This annotated bibliography aims to summarise many of the themes to which Jon Altman, foundation director of the Centre for Aboriginal Economic Policy Research, has dedicated his career to date.
'Engaging Indigenous Economy: A Selected Annotated Bibliography of Jon Altman’s Writings 1979–2014' is published in conjunction with the conference ‘Engaging Indigenous economy: Debating diverse approaches’, convened at the Australian National University, 4–5 September 2014. The publication and conference coincide with Jon Altman’s retirement from the Centre for Aboriginal Economic Policy Research (CAEPR), where he was foundation director from 1990 to 2010. The annotated bibliography aims to summarise many of the themes to which Altman has dedicated his career to date, and is designed to be a navigational tool for paper presenters, conference delegates and others wishing to engage with Altman’s work.
The bibliography was written in conversation with Jon Altman and is structured around the six conference themes selected by conveners Kirrily Jordan, Tim Rowse and Will Sanders to reflect Altman’s writings: comparative modern hunter–gatherer studies; economic hybridity and alternate development; employment and labour markets; land rights and native title; sustainable land-based indigenous livelihoods; and neoliberalism or the return of the guardian state?
The bibliography has its basis in an earlier publication, The Hybrid Economy Topic Guide, prepared by Susie Russell as an element of the Australian Research Council Discovery project ‘Hybrid economic futures for remote Indigenous Australia: Linking poverty reduction and natural resource management’. In looking to update this topic guide in early 2014, a decision was made to considerably extend its coverage to encompass a far wider selection of Altman’s published research.

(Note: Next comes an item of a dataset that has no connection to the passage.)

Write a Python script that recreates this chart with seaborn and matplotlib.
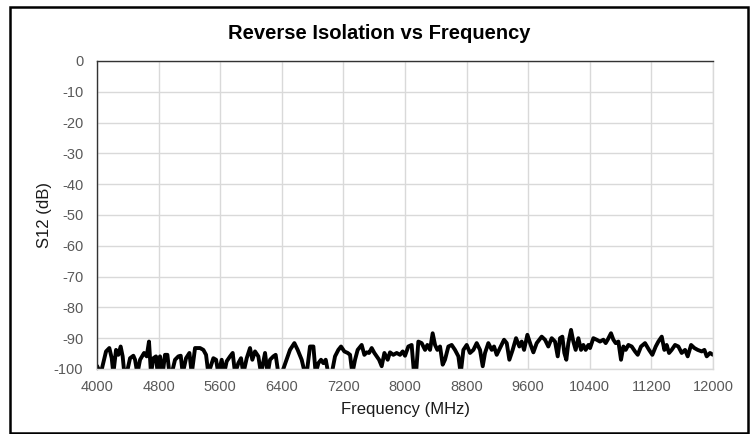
import seaborn as sns
import pandas as pd
import matplotlib.pyplot as plt
from matplotlib.patches import Rectangle

sns.set_style("white")
plt.rcParams['font.family'] = ['Liberation Sans', 'DejaVu Sans']
plt.rcParams['axes.unicode_minus'] = False

# values (MHz, dB); below -100 is clipped by the axis
freq_mhz = [4000, 4048, 4117, 4160, 4191, 4212, 4247, 4277, 4307, 4333, 4355, 4385,
            4429, 4472, 4494, 4524, 4559, 4611, 4645, 4675, 4701, 4732, 4766, 4788,
            4818, 4853, 4883, 4914, 4940, 4970, 5013, 5057, 5087, 5113, 5156, 5200,
            5230, 5273, 5338, 5381, 5416, 5446, 5511, 5546, 5576, 5619, 5650, 5684,
            5728, 5762, 5793, 5835, 5870, 5900, 5944, 5987, 6017, 6052, 6095, 6130,
            6182, 6216, 6247, 6290, 6320, 6355, 6398, 6506, 6563, 6606, 6658, 6701,
            6723, 6766, 6810, 6840, 6875, 6909, 6939, 6970, 7004, 7048, 7091, 7134,
            7169, 7212, 7256, 7286, 7316, 7351, 7385, 7437, 7472, 7502, 7533, 7567,
            7602, 7632, 7663, 7697, 7732, 7775, 7805, 7848, 7892, 7935, 7970, 8000,
            8043, 8086, 8117, 8143, 8173, 8216, 8260, 8290, 8325, 8359, 8390, 8420,
            8455, 8489, 8519, 8563, 8606, 8649, 8693, 8723, 8758, 8801, 8844, 8888,
            8931, 8974, 9009, 9039, 9082, 9126, 9156, 9191, 9234, 9286, 9321, 9355,
            9398, 9442, 9485, 9515, 9546, 9589, 9632, 9667, 9710, 9775, 9818, 9861,
            9905, 9948, 9983, 10013, 10043, 10069, 10095, 10121, 10156, 10186, 10216,
            10251, 10286, 10316, 10346, 10381, 10403, 10446, 10489, 10532, 10576,
            10606, 10632, 10675, 10706, 10736, 10771, 10805, 10836, 10866, 10901,
            10944, 10987, 11022, 11065, 11117, 11169, 11212, 11256, 11290, 11334,
            11368, 11398, 11429, 11463, 11507, 11550, 11593, 11637, 11671, 11715,
            11758, 11801, 11853, 11888, 11918, 11961, 12000]
s12_db = [-99.0, -101.5, -94.3, -93.2, -96.5, -101.5, -93.8, -95.4, -92.7, -95.9, -101.5, -101.5,
          -96.5, -95.7, -97.0, -101.5, -97.0, -94.8, -95.9, -91.1, -101.5, -96.5, -95.9, -101.5,
          -95.9, -101.5, -95.4, -95.4, -101.5, -101.5, -97.0, -95.9, -95.7, -101.5, -96.5, -94.8,
          -101.5, -93.2, -93.2, -93.8, -95.4, -101.5, -96.5, -97.0, -101.5, -97.0, -101.5, -97.5,
          -95.9, -94.8, -101.5, -98.1, -96.5, -101.5, -96.5, -93.2, -97.0, -94.3, -95.9, -101.5,
          -94.8, -101.5, -97.0, -95.9, -95.4, -101.5, -101.5, -93.8, -91.6, -93.8, -97.0, -101.5,
          -101.5, -92.7, -92.7, -101.5, -98.1, -97.0, -98.1, -97.0, -101.5, -101.5, -95.9, -93.8,
          -92.7, -94.3, -94.8, -95.4, -101.5, -97.0, -93.8, -92.2, -95.4, -94.6, -94.8, -93.2,
          -94.8, -95.9, -97.0, -99.1, -94.8, -97.0, -94.6, -95.4, -94.8, -95.4, -94.3, -95.7,
          -92.7, -92.2, -101.5, -101.5, -91.1, -91.6, -93.8, -92.2, -93.8, -88.4, -92.2, -93.8,
          -92.7, -98.6, -97.0, -92.7, -92.2, -93.8, -95.9, -101.5, -93.8, -92.2, -94.8, -93.8,
          -91.6, -93.8, -99.1, -94.8, -91.6, -93.8, -92.7, -95.4, -93.2, -90.5, -91.6, -97.0,
          -93.8, -90.0, -92.7, -91.1, -93.8, -88.9, -92.2, -94.6, -91.6, -89.5, -90.5, -92.7,
          -90.0, -91.1, -95.9, -90.0, -89.5, -94.8, -97.0, -91.6, -87.3, -91.1, -93.8,
          -90.0, -93.8, -92.2, -93.8, -92.2, -93.2, -90.0, -90.5, -91.1, -90.5,
          -91.6, -90.5, -88.4, -90.5, -91.6, -91.1, -97.0, -92.7, -93.8, -92.2,
          -92.7, -94.3, -95.4, -92.7, -91.6, -93.8, -95.4, -92.7, -91.1, -89.5,
          -93.8, -92.2, -94.8, -93.8, -92.2, -92.7, -94.8, -93.8, -95.9, -92.2,
          -93.2, -93.8, -94.3, -93.8, -95.9, -94.8, -95.4]

x_ticks = list(range(4000, 12001, 800))
y_ticks = list(range(-100, 1, 10))

df = pd.DataFrame({"freq": freq_mhz, "s12": s12_db})

fig = plt.figure(figsize=(7.55, 4.34), dpi=100)
ax = fig.add_axes([0.1285, 0.1498, 0.8159, 0.7097])

sns.lineplot(data=df, x="freq", y="s12", color="black", linewidth=2.8,
             estimator=None, sort=False, ax=ax)

ax.set_xlim(4000, 12000)
ax.set_ylim(-100, 0)
ax.set_xticks(x_ticks)
ax.set_yticks(y_ticks)
ax.tick_params(axis="both", length=0, labelsize=10.5, labelcolor="#595959")
ax.tick_params(axis="x", pad=8)
ax.tick_params(axis="y", pad=10)
ax.grid(True, color="#d9d9d9", linewidth=1)
ax.set_axisbelow(True)

for side in ["bottom", "right"]:
    ax.spines[side].set_color("#d9d9d9")
    ax.spines[side].set_linewidth(1)
for side in ["top", "left"]:
    ax.spines[side].set_color("#333333")
    ax.spines[side].set_linewidth(1)

ax.set_xlabel("Frequency (MHz)", fontsize=12, color="#1a1a1a")
ax.set_ylabel("S12 (dB)", fontsize=12, color="#1a1a1a")
ax.xaxis.set_label_coords(0.5, -0.107)
ax.yaxis.set_label_coords(-0.073, 0.5)
fig.text(0.502, 0.910, "Reverse Isolation vs Frequency", fontsize=14.5,
         fontweight="bold", color="black", ha="center", va="baseline")

fig.patches.append(Rectangle((0.0132, 0.0023), 0.9775, 0.9816, transform=fig.transFigure,
                             fill=False, edgecolor="black", linewidth=1.8))

fig.savefig("out.png", dpi=100)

Given the breadth of Altman’s research over a long career, it has not been possible to include all of his published work; however, the bibliography covers a large proportion of his written contribution. Classification of works according to the conference themes has required judgments, as many publications could be allocated to more than one theme. The authors have sought to address the challenge of some inevitable arbitrary judgment by developing a set of keywords for each annotated item.